> **Your objective**
Write out again exactly the lines from the one containing "Emit a web page" through the one containing "25.1, 15.9, 4.9];", both included, and omit the pictures.

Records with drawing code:
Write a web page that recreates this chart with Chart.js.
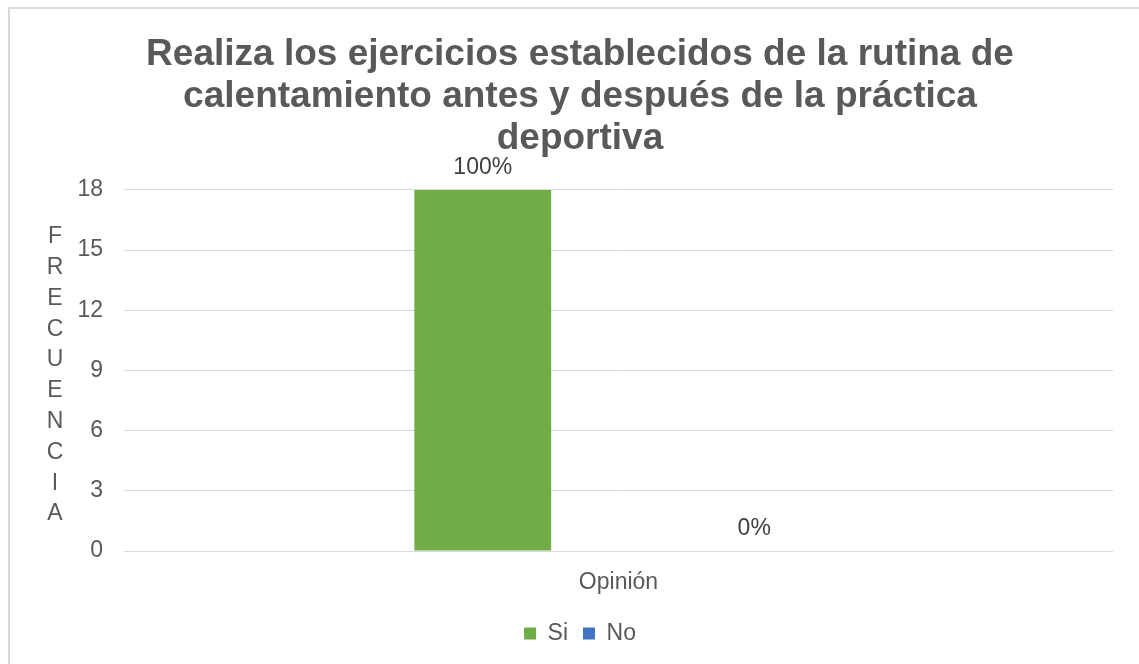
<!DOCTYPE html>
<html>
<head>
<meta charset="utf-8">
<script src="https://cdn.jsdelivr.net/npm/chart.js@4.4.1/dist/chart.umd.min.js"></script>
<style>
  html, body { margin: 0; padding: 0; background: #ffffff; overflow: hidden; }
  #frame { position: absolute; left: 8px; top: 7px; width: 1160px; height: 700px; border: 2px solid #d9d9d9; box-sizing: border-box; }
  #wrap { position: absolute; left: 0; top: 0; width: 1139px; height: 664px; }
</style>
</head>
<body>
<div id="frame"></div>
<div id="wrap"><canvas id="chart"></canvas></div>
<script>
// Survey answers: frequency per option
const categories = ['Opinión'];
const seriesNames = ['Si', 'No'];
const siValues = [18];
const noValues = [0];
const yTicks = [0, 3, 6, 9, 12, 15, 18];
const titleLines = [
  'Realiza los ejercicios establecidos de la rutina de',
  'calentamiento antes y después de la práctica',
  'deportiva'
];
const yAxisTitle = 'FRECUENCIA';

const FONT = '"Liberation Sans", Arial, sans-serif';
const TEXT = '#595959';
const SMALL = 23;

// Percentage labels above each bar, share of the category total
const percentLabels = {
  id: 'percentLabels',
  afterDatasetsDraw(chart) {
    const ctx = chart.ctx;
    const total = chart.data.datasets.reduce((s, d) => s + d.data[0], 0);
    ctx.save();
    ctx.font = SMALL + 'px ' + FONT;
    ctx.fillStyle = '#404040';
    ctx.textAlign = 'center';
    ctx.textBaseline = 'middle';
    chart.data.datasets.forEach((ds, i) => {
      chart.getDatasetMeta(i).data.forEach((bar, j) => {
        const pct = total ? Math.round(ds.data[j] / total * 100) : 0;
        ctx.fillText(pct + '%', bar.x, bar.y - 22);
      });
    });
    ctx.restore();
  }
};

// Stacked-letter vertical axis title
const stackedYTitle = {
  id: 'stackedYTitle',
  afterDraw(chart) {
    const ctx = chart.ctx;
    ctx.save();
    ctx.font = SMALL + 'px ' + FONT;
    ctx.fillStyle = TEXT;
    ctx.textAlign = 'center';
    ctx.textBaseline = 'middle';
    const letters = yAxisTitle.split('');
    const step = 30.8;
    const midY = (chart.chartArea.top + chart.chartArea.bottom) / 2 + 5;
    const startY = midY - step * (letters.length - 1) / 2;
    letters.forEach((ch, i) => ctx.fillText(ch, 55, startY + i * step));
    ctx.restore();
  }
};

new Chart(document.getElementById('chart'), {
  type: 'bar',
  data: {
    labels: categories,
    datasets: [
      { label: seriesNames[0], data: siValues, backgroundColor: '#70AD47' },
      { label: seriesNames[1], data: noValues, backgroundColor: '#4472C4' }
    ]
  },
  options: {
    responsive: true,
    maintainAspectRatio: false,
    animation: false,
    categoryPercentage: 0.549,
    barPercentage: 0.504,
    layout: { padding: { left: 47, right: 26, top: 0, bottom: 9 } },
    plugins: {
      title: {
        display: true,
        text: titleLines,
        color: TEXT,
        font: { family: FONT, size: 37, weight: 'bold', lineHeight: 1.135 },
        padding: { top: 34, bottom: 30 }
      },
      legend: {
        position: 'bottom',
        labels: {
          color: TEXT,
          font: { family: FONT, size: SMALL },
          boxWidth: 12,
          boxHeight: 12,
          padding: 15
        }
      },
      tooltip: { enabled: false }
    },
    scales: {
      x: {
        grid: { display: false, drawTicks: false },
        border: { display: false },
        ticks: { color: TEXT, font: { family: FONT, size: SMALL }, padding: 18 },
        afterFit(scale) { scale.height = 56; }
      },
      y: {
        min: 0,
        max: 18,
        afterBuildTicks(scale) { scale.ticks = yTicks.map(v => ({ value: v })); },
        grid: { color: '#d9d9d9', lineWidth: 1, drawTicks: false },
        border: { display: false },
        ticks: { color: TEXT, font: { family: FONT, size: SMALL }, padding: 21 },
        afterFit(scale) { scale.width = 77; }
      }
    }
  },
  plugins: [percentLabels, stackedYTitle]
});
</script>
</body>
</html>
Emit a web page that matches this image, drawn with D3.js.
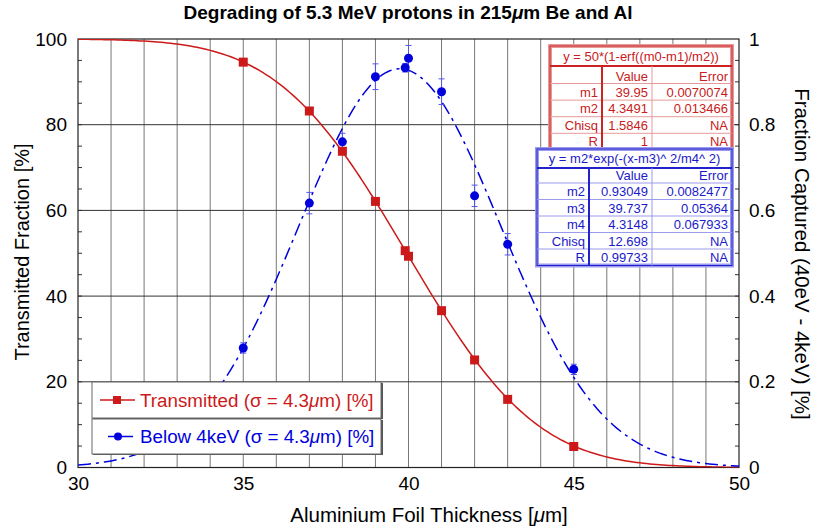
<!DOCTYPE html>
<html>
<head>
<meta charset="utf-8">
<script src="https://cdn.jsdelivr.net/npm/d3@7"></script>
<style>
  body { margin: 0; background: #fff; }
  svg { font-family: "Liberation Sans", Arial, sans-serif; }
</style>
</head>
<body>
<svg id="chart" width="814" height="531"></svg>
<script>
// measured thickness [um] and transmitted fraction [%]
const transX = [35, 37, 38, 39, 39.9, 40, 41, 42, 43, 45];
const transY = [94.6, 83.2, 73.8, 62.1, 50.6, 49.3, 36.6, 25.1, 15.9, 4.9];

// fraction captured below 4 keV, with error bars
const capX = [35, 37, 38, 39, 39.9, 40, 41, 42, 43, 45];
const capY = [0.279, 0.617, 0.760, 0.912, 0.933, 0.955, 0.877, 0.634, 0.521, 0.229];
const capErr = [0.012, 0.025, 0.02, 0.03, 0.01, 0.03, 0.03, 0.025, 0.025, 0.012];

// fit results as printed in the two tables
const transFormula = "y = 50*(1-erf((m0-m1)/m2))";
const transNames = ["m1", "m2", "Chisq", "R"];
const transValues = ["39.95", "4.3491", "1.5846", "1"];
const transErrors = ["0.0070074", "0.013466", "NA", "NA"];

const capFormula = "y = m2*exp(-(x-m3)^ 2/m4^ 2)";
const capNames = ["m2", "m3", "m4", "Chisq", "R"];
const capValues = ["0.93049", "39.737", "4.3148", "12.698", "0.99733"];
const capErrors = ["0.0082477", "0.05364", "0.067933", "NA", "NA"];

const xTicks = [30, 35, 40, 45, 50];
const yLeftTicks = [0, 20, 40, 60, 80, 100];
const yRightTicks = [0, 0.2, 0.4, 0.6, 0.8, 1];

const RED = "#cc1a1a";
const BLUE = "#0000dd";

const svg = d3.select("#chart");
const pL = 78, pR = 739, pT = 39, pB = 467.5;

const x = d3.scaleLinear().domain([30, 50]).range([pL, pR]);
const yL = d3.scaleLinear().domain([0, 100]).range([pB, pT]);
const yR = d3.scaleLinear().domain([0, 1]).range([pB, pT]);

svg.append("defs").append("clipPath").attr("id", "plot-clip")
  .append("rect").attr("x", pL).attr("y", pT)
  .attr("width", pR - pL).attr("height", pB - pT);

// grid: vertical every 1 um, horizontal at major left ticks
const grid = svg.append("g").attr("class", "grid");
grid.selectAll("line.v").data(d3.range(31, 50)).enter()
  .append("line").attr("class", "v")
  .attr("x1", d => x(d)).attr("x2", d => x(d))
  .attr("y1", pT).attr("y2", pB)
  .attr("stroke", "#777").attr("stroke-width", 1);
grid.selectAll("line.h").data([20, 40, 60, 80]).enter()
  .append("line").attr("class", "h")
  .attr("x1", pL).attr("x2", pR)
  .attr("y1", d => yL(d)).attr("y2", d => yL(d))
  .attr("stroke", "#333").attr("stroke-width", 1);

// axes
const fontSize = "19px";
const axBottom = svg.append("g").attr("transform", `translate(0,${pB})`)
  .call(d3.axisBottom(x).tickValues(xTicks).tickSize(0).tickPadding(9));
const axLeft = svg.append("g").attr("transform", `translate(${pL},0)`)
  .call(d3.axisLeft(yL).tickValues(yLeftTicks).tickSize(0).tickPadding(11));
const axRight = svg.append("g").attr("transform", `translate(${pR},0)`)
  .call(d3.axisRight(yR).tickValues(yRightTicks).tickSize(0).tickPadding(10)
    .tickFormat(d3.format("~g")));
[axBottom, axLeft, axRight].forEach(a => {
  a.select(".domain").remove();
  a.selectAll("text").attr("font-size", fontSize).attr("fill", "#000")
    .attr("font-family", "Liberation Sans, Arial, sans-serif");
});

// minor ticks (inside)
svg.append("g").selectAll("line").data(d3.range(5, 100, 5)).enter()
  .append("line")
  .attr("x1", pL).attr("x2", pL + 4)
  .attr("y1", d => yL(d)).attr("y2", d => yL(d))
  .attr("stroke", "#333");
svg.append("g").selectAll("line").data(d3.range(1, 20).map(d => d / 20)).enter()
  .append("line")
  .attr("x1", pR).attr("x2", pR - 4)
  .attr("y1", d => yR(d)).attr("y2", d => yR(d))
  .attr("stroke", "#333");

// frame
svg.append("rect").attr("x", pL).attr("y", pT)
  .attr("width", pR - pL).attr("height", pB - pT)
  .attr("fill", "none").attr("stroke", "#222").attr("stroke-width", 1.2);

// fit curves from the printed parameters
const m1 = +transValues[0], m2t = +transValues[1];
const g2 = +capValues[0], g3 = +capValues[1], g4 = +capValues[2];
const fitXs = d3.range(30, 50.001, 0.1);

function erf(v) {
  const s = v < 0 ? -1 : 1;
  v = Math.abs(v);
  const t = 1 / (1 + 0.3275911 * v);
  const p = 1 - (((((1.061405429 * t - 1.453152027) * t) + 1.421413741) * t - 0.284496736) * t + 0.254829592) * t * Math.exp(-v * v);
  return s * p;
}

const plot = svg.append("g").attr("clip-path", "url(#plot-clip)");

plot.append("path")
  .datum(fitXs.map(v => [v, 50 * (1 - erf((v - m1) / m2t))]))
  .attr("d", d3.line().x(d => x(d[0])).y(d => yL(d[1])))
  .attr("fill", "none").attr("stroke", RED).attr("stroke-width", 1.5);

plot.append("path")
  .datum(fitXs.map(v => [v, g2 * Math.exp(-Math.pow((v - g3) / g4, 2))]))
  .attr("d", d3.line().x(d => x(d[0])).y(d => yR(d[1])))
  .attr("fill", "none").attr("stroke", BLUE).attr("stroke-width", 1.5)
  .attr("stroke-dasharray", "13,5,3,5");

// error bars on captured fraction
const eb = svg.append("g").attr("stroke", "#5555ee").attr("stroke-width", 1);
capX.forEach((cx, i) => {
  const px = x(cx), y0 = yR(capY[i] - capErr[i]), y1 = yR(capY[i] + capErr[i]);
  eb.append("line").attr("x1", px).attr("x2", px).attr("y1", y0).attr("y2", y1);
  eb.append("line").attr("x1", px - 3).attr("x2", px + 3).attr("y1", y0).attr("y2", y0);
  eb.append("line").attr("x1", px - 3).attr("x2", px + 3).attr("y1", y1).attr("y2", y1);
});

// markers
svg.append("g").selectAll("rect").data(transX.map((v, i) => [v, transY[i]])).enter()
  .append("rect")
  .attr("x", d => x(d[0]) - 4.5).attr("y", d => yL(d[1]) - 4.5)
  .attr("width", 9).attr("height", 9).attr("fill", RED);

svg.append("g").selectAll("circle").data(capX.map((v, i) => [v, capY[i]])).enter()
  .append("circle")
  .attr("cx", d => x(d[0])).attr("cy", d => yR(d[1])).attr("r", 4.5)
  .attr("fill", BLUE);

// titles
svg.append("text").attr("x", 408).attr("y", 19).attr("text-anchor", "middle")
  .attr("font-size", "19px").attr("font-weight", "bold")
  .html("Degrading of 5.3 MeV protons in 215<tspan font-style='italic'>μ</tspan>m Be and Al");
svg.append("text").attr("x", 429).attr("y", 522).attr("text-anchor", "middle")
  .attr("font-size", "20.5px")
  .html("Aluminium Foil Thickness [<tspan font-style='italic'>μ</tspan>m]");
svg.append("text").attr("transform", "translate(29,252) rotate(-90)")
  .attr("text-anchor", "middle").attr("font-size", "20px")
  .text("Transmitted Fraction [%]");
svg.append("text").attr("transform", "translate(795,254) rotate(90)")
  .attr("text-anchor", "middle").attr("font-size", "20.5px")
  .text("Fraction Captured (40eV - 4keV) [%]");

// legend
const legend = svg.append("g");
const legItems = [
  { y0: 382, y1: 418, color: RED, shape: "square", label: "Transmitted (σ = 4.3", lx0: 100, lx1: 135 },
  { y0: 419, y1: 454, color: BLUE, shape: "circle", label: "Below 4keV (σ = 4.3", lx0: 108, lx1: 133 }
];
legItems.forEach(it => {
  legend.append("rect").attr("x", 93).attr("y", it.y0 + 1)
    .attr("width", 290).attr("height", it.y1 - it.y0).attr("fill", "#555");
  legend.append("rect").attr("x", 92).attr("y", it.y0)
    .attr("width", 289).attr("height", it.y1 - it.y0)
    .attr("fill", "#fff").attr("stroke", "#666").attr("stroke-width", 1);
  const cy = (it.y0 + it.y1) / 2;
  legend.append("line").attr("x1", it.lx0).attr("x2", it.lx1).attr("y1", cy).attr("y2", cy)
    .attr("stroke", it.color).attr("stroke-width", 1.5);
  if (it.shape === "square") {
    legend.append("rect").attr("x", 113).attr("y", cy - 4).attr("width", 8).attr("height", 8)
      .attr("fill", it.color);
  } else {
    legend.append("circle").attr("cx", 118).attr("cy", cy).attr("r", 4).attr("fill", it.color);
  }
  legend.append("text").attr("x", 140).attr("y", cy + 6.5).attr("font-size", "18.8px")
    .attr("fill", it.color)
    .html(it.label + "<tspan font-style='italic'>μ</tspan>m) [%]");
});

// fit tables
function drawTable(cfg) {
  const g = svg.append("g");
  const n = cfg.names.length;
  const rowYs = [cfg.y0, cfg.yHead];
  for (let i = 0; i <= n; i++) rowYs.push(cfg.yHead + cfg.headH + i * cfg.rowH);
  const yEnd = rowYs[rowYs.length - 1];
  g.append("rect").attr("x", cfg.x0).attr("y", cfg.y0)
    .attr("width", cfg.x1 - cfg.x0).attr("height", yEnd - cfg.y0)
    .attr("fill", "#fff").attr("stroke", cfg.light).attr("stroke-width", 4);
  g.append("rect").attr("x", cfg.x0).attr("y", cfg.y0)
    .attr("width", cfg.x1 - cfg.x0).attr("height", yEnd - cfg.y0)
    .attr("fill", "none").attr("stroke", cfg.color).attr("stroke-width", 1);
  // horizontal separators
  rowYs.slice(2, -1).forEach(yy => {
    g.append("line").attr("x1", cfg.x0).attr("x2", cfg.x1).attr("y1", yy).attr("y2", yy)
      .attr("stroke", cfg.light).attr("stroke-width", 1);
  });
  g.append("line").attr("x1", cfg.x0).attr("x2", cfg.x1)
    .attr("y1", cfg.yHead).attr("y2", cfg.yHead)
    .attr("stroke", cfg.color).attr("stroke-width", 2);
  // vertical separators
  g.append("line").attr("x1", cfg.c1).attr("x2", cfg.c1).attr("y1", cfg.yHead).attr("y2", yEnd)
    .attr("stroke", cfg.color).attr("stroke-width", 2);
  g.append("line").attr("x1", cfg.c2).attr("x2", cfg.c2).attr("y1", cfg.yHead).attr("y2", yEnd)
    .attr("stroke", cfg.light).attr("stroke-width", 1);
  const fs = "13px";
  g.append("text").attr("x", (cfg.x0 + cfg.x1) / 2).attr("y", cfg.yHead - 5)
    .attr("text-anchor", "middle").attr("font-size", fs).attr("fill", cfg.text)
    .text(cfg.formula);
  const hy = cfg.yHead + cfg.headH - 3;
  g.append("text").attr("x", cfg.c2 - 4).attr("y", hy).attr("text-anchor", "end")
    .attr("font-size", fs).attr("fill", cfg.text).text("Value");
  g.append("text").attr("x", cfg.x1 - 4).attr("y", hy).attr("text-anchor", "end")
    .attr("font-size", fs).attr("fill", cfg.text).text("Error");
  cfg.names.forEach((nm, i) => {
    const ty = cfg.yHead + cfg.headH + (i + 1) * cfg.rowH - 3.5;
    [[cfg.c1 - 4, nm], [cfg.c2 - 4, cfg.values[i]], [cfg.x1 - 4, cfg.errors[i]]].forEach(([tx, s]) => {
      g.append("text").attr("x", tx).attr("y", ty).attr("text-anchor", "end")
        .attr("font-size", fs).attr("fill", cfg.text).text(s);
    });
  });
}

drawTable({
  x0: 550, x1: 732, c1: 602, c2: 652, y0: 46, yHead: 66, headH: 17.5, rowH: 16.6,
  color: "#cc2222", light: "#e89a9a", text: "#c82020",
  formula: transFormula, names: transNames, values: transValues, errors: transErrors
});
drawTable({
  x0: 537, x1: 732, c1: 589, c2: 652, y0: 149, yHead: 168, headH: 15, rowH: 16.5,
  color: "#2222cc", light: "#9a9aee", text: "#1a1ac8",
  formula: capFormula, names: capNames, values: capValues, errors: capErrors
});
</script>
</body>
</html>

> **Output of the task**
Emit a web page that matches this image, drawn with D3.js.
<!DOCTYPE html>
<html>
<head>
<meta charset="utf-8">
<script src="https://cdn.jsdelivr.net/npm/d3@7"></script>
<style>
  body { margin: 0; background: #fff; }
  svg { font-family: "Liberation Sans", Arial, sans-serif; }
</style>
</head>
<body>
<svg id="chart" width="814" height="531"></svg>
<script>
// measured thickness [um] and transmitted fraction [%]
const transX = [35, 37, 38, 39, 39.9, 40, 41, 42, 43, 45];
const transY = [94.6, 83.2, 73.8, 62.1, 50.6, 49.3, 36.6, 25.1, 15.9, 4.9];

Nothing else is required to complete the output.